Episode 13 – Luke Ashworth

16 08 2020

Professor Lucian Ashworth of Memorial University joins the Hayseed Scholar podcast. Luke talks about growing up in England and Wales, then moving to the Netherlands at the age of 15. He chats with Brent about his decision to go to Keele, some of the major figures in IR that shaped his interests very early on, and then going to Career Services at Keele to try and decide where to go for his PhD. Ultimately deciding on Dalhousie, Luke recalls how he developed an interest in interwar figures like Norman Angell and David Mitrany, while also becoming aware of a new guard of approaches and scholars developing Gramscian, Feminist and post-structural applications of International Relations. Thereafter, some time spent at Carleton University with David Long began a series of collaborations that would produce work published at the end of the 1990s. Luke discusses his job interview at Limerick, where he then worked for 16 years until moving to his current position at Memorial in Newfoundland. Luke reflects on the students he trained at Limerick who are still in the academy to this day, such as former Hayseed Scholar podcast guest Cian O’Driscoll and the now ‘internationally renown’ Seán Molloy.

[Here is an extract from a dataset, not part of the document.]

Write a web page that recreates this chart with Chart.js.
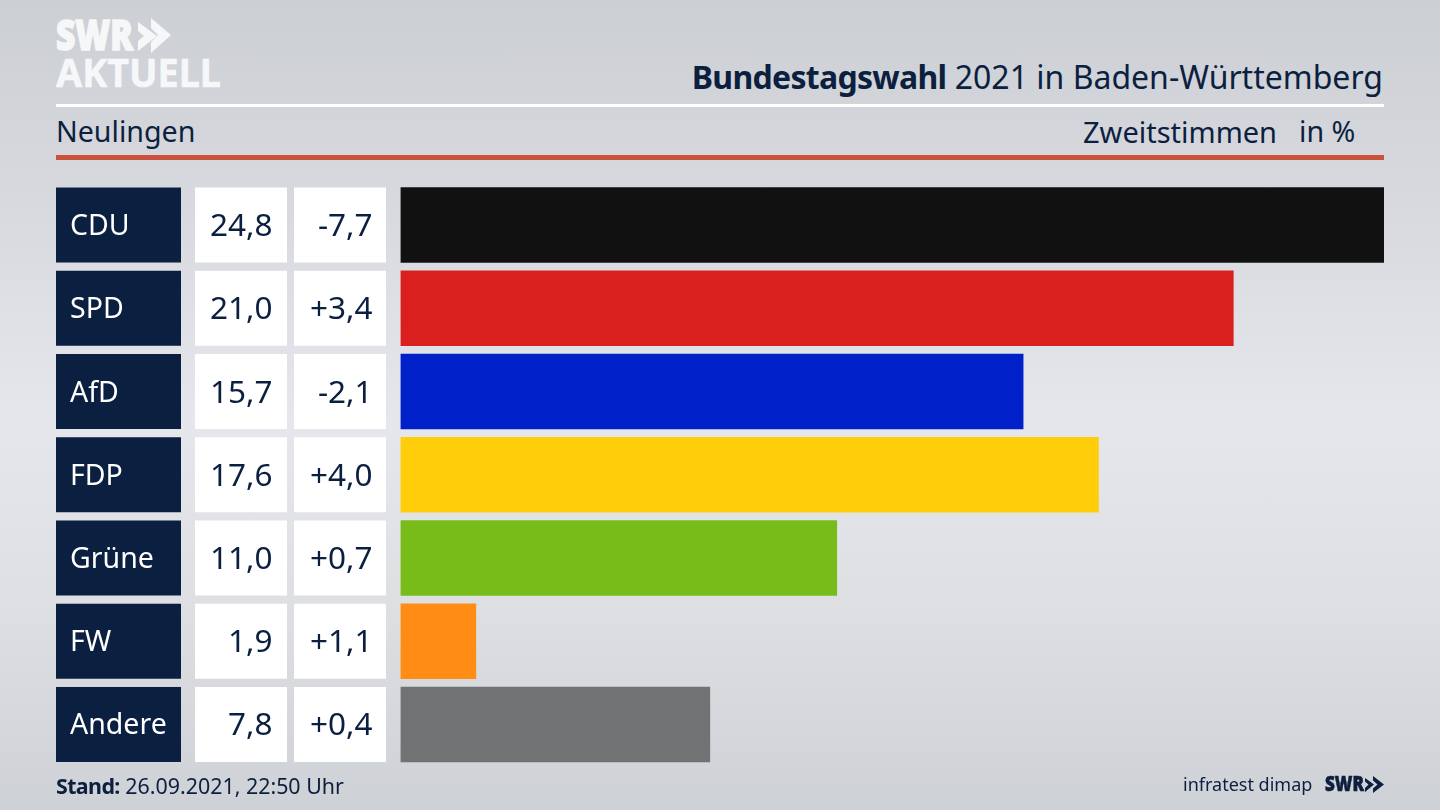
<!DOCTYPE html>
<html lang="de">
<head>
<meta charset="utf-8">
<title>Bundestagswahl 2021 in Baden-Württemberg</title>
<script src="https://cdn.jsdelivr.net/npm/chart.js@4"></script>
<style>
  html, body { margin: 0; padding: 0; }
  body {
    width: 1440px; height: 810px; overflow: hidden; position: relative;
    background: linear-gradient(180deg, #cccfd4 0%, #d7d9de 25%, #e6e7ec 52%, #dedfe3 75%, #ced1d6 100%);
    font-family: "Noto Sans", sans-serif; color: #0c1f3f;
  }
  canvas { position: absolute; left: 0; top: 0; }
  .txt { position: absolute; white-space: nowrap; line-height: 1; }
  .rule { position: absolute; left: 56px; width: 1328px; }
  #logo, #logoSmall { position: absolute; }
</style>
</head>
<body>
<svg id="logo" style="left:0;top:0" width="240" height="100" fill="#f6f7f8" stroke="#f6f7f8" font-family="Noto Sans" font-weight="900">
  <text x="56" y="50" font-size="43" stroke-width="1.6" textLength="77" lengthAdjust="spacingAndGlyphs">SWR</text>
  <polygon stroke="none" points="138,22 157,36 138,51 138,41 144,36 138,31"/>
  <polygon stroke="none" points="151,18 171,35 151,53 151,42 158,35 151,28"/>
  <text x="56" y="87" font-size="40" font-weight="700" stroke-width="0.6" textLength="165" lengthAdjust="spacingAndGlyphs">AKTUELL</text>
</svg>

<div class="txt" style="right:57px;top:61px;font-size:32px"><b style="letter-spacing:-.7px">Bundestagswahl</b> 2021 in Baden-Württemberg</div>
<div class="rule" style="top:104px;height:3px;background:#fff"></div>
<div class="txt" style="left:56px;top:117px;font-size:28.6px">Neulingen</div>
<div class="txt" style="left:1083px;top:117px;font-size:29px">Zweitstimmen</div>
<div class="txt" style="left:1299px;top:117px;font-size:28.6px">in %</div>
<div class="rule" style="top:155px;height:5px;background:#c9523f"></div>

<canvas id="wahlChart" width="1440" height="810"></canvas>

<div class="txt" style="left:56px;top:775px;font-size:21.4px"><b style="letter-spacing:-.6px">Stand:</b> 26.09.2021, 22:50 Uhr</div>
<div class="txt" style="left:1183px;top:775px;font-size:18px">infratest dimap</div>
<svg id="logoSmall" style="left:1320px;top:770px" width="70" height="30" fill="#0c1f3f" stroke="#0c1f3f" font-family="Noto Sans" font-weight="900">
  <text x="5" y="21" font-size="21" stroke-width="0.6" textLength="39" lengthAdjust="spacingAndGlyphs">SWR</text>
  <polygon stroke="none" points="45,8 54,14.5 45,22 45,18 48.5,14.5 45,11.5"/>
  <polygon stroke="none" points="53,6 64,14.5 53,23 53,18.5 57.5,14.5 53,10.5"/>
</svg>

<script>
const parties = ['CDU', 'SPD', 'AfD', 'FDP', 'Grüne', 'FW', 'Andere'];
const results = [24.8, 21.0, 15.7, 17.6, 11.0, 1.9, 7.8];
const changes = ['-7,7', '+3,4', '-2,1', '+4,0', '+0,7', '+1,1', '+0,4'];
const barColors = ['#111111', '#da201f', '#0021c9', '#ffcd0a', '#78bc1a', '#ff8c14', '#717273'];

const NAVY = '#0b1f40';

function deNum(v) {
    return v.toFixed(1).replace('.', ',');
}

// party box, result and change cells left of the bars, lined up with the y scale
const tablePlugin = {
    id: 'table',
    afterDraw(chart) {
        const ctx = chart.ctx;
        const y = chart.scales.y;
        const h = 75;
        ctx.save();
        ctx.textBaseline = 'alphabetic';
        parties.forEach((name, i) => {
            const mid = y.getPixelForValue(i);
            const top = mid - h / 2;

            ctx.fillStyle = NAVY;
            ctx.fillRect(56, top, 125, h);
            ctx.fillStyle = '#ffffff';
            ctx.fillRect(195, top, 92, h);
            ctx.fillRect(294, top, 92, h);

            ctx.fillStyle = '#ffffff';
            ctx.textAlign = 'left';
            ctx.font = '28.5px "Noto Sans"';
            ctx.fillText(name, 70, mid + 10);

            ctx.fillStyle = NAVY;
            ctx.textAlign = 'right';
            ctx.font = '31.5px "Noto Sans"';
            ctx.fillText(deNum(results[i]), 272.5, mid + 11);
            ctx.fillText(changes[i], 372.5, mid + 11);
        });
        ctx.restore();
    }
};

new Chart(document.getElementById('wahlChart'), {
    type: 'bar',
    data: {
        labels: parties,
        datasets: [{
            data: results,
            backgroundColor: barColors,
            barThickness: 75,
            borderWidth: 0
        }]
    },
    options: {
        indexAxis: 'y',
        responsive: false,
        animation: false,
        layout: { padding: { left: 400.5, right: 56, top: 183.4, bottom: 43.9 } },
        plugins: { legend: { display: false }, tooltip: { enabled: false } },
        scales: {
            x: { min: 0, max: 24.8, display: false },
            y: { display: false }
        }
    },
    plugins: [tablePlugin]
});
</script>
</body>
</html>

Luke shares the ways in which the moves in the late 1990s and early 2000s to rethink, and reconstitute, the historiography of International Relations, happened in tandem, and then eventual dialogue, with scholars like Duncan Bell, Brian Schmidt and Cecelia Lynch. These moves helped in part to setup the vibrant Historical IR section that includes another Hayseed Scholar podcast guest, Halvard Leira, along with Or Rosenboim and Ben de Carvalho. Luke also discusses the pathbreaking work which has also reconsidered the racial and gender dynamics of this historiography, including by Robbie Shilliam and the Women and the History of International Thought project. He concludes by sharing his thoughts on how studying past civilizational collapses may help us with our current crises of the pandemic and climate catastrophe.